◆ **Work to complete**
Your task is to output the listing word for word, with pictures excluded.

◆ **Data block**
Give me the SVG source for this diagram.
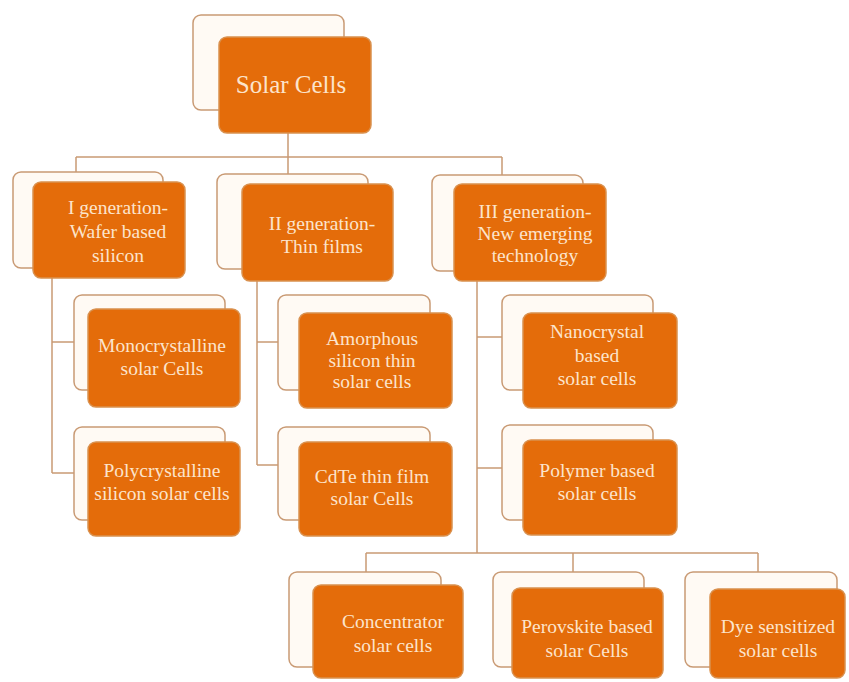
<svg xmlns="http://www.w3.org/2000/svg" width="849" height="682" viewBox="0 0 849 682">
<style>
.back{fill:#FFFAF4;stroke:#C99A74;stroke-width:1.5}
.front{fill:#E46C0A;stroke:#D9914F;stroke-width:1.5}
.t{font-family:"Liberation Serif","Times New Roman",serif;font-size:19.5px;fill:#FCE4CC;text-anchor:middle}
.title{font-size:25px}
.conn{fill:none;stroke:#C99A74;stroke-width:1.5}
</style>
<rect width="849" height="682" fill="#FFFFFF"/>
<g id="connectors">
<path class="conn" d="M288 133V157M76 157H502M76 157V172M288 157V174M502 157V175"/>
<path class="conn" d="M52 278V473M52 342H74M52 473H74"/>
<path class="conn" d="M257 281V465M257 342H278M257 465H278"/>
<path class="conn" d="M477 281V553M477 337H502M477 468H502"/>
<path class="conn" d="M366 553H758M366 553V572M573 553V572M758 553V572"/>
</g>
<g id="solar-cells">
<rect class="back" x="193" y="15" width="151" height="95" rx="8"/>
<rect class="front" x="219" y="37" width="152" height="96" rx="8"/>
<text class="t title" x="291" y="93">Solar Cells</text>
</g>
<g id="gen1">
<rect class="back" x="13" y="172" width="150" height="96" rx="8"/>
<rect class="front" x="33" y="182" width="152" height="96" rx="8"/>
<text class="t" x="118" y="214">I generation-</text>
<text class="t" x="118" y="238">Wafer based</text>
<text class="t" x="118" y="262">silicon</text>
</g>
<g id="gen2">
<rect class="back" x="217" y="174" width="151" height="95" rx="8"/>
<rect class="front" x="242" y="184" width="151" height="97" rx="8"/>
<text class="t" x="322" y="230">II generation-</text>
<text class="t" x="322" y="253">Thin films</text>
</g>
<g id="gen3">
<rect class="back" x="432" y="175" width="151" height="96" rx="8"/>
<rect class="front" x="454" y="184" width="152" height="97" rx="8"/>
<text class="t" x="535" y="218">III generation-</text>
<text class="t" x="535" y="240">New emerging</text>
<text class="t" x="535" y="262">technology</text>
</g>
<g id="mono">
<rect class="back" x="74" y="295" width="151" height="95" rx="8"/>
<rect class="front" x="88" y="309" width="152" height="98" rx="8"/>
<text class="t" x="162" y="352">Monocrystalline</text>
<text class="t" x="162" y="375">solar Cells</text>
</g>
<g id="poly">
<rect class="back" x="74" y="427" width="151" height="93" rx="8"/>
<rect class="front" x="88" y="442" width="152" height="94" rx="8"/>
<text class="t" x="162" y="477">Polycrystalline</text>
<text class="t" x="162" y="500">silicon solar cells</text>
</g>
<g id="amorphous">
<rect class="back" x="278" y="295" width="152" height="95" rx="8"/>
<rect class="front" x="299" y="313" width="153" height="95" rx="8"/>
<text class="t" x="372" y="345">Amorphous</text>
<text class="t" x="372" y="367">silicon thin</text>
<text class="t" x="372" y="388">solar cells</text>
</g>
<g id="cdte">
<rect class="back" x="278" y="427" width="152" height="93" rx="8"/>
<rect class="front" x="299" y="442" width="153" height="94" rx="8"/>
<text class="t" x="372" y="483">CdTe thin film</text>
<text class="t" x="372" y="505">solar Cells</text>
</g>
<g id="nano">
<rect class="back" x="502" y="295" width="151" height="95" rx="8"/>
<rect class="front" x="523" y="313" width="154" height="95" rx="8"/>
<text class="t" x="597" y="338">Nanocrystal</text>
<text class="t" x="597" y="362">based</text>
<text class="t" x="597" y="385">solar cells</text>
</g>
<g id="polymer">
<rect class="back" x="502" y="425" width="151" height="95" rx="8"/>
<rect class="front" x="523" y="440" width="154" height="95" rx="8"/>
<text class="t" x="597" y="477">Polymer based</text>
<text class="t" x="597" y="500">solar cells</text>
</g>
<g id="concentrator">
<rect class="back" x="289" y="572" width="152" height="95" rx="8"/>
<rect class="front" x="313" y="585" width="150" height="93" rx="8"/>
<text class="t" x="393" y="628">Concentrator</text>
<text class="t" x="393" y="652">solar cells</text>
</g>
<g id="perovskite">
<rect class="back" x="493" y="572" width="151" height="95" rx="8"/>
<rect class="front" x="512" y="588" width="151" height="90" rx="8"/>
<text class="t" x="587" y="633">Perovskite based</text>
<text class="t" x="587" y="657">solar Cells</text>
</g>
<g id="dye">
<rect class="back" x="685" y="572" width="152" height="95" rx="8"/>
<rect class="front" x="710" y="589" width="135" height="89" rx="8"/>
<text class="t" x="778" y="633">Dye sensitized</text>
<text class="t" x="778" y="657">solar cells</text>
</g>
</svg>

◆ **Problem solution**
Give me the SVG source for this diagram.
<svg xmlns="http://www.w3.org/2000/svg" width="849" height="682" viewBox="0 0 849 682">
<style>
.back{fill:#FFFAF4;stroke:#C99A74;stroke-width:1.5}
.front{fill:#E46C0A;stroke:#D9914F;stroke-width:1.5}
.t{font-family:"Liberation Serif","Times New Roman",serif;font-size:19.5px;fill:#FCE4CC;text-anchor:middle}
.title{font-size:25px}
.conn{fill:none;stroke:#C99A74;stroke-width:1.5}
</style>
<rect width="849" height="682" fill="#FFFFFF"/>
<g id="connectors">
<path class="conn" d="M288 133V157M76 157H502M76 157V172M288 157V174M502 157V175"/>
<path class="conn" d="M52 278V473M52 342H74M52 473H74"/>
<path class="conn" d="M257 281V465M257 342H278M257 465H278"/>
<path class="conn" d="M477 281V553M477 337H502M477 468H502"/>
<path class="conn" d="M366 553H758M366 553V572M573 553V572M758 553V572"/>
</g>
<g id="solar-cells">
<rect class="back" x="193" y="15" width="151" height="95" rx="8"/>
<rect class="front" x="219" y="37" width="152" height="96" rx="8"/>
<text class="t title" x="291" y="93">Solar Cells</text>
</g>
<g id="gen1">
<rect class="back" x="13" y="172" width="150" height="96" rx="8"/>
<rect class="front" x="33" y="182" width="152" height="96" rx="8"/>
<text class="t" x="118" y="214">I generation-</text>
<text class="t" x="118" y="238">Wafer based</text>
<text class="t" x="118" y="262">silicon</text>
</g>
<g id="gen2">
<rect class="back" x="217" y="174" width="151" height="95" rx="8"/>
<rect class="front" x="242" y="184" width="151" height="97" rx="8"/>
<text class="t" x="322" y="230">II generation-</text>
<text class="t" x="322" y="253">Thin films</text>
</g>
<g id="gen3">
<rect class="back" x="432" y="175" width="151" height="96" rx="8"/>
<rect class="front" x="454" y="184" width="152" height="97" rx="8"/>
<text class="t" x="535" y="218">III generation-</text>
<text class="t" x="535" y="240">New emerging</text>
<text class="t" x="535" y="262">technology</text>
</g>
<g id="mono">
<rect class="back" x="74" y="295" width="151" height="95" rx="8"/>
<rect class="front" x="88" y="309" width="152" height="98" rx="8"/>
<text class="t" x="162" y="352">Monocrystalline</text>
<text class="t" x="162" y="375">solar Cells</text>
</g>
<g id="poly">
<rect class="back" x="74" y="427" width="151" height="93" rx="8"/>
<rect class="front" x="88" y="442" width="152" height="94" rx="8"/>
<text class="t" x="162" y="477">Polycrystalline</text>
<text class="t" x="162" y="500">silicon solar cells</text>
</g>
<g id="amorphous">
<rect class="back" x="278" y="295" width="152" height="95" rx="8"/>
<rect class="front" x="299" y="313" width="153" height="95" rx="8"/>
<text class="t" x="372" y="345">Amorphous</text>
<text class="t" x="372" y="367">silicon thin</text>
<text class="t" x="372" y="388">solar cells</text>
</g>
<g id="cdte">
<rect class="back" x="278" y="427" width="152" height="93" rx="8"/>
<rect class="front" x="299" y="442" width="153" height="94" rx="8"/>
<text class="t" x="372" y="483">CdTe thin film</text>
<text class="t" x="372" y="505">solar Cells</text>
</g>
<g id="nano">
<rect class="back" x="502" y="295" width="151" height="95" rx="8"/>
<rect class="front" x="523" y="313" width="154" height="95" rx="8"/>
<text class="t" x="597" y="338">Nanocrystal</text>
<text class="t" x="597" y="362">based</text>
<text class="t" x="597" y="385">solar cells</text>
</g>
<g id="polymer">
<rect class="back" x="502" y="425" width="151" height="95" rx="8"/>
<rect class="front" x="523" y="440" width="154" height="95" rx="8"/>
<text class="t" x="597" y="477">Polymer based</text>
<text class="t" x="597" y="500">solar cells</text>
</g>
<g id="concentrator">
<rect class="back" x="289" y="572" width="152" height="95" rx="8"/>
<rect class="front" x="313" y="585" width="150" height="93" rx="8"/>
<text class="t" x="393" y="628">Concentrator</text>
<text class="t" x="393" y="652">solar cells</text>
</g>
<g id="perovskite">
<rect class="back" x="493" y="572" width="151" height="95" rx="8"/>
<rect class="front" x="512" y="588" width="151" height="90" rx="8"/>
<text class="t" x="587" y="633">Perovskite based</text>
<text class="t" x="587" y="657">solar Cells</text>
</g>
<g id="dye">
<rect class="back" x="685" y="572" width="152" height="95" rx="8"/>
<rect class="front" x="710" y="589" width="135" height="89" rx="8"/>
<text class="t" x="778" y="633">Dye sensitized</text>
<text class="t" x="778" y="657">solar cells</text>
</g>
</svg>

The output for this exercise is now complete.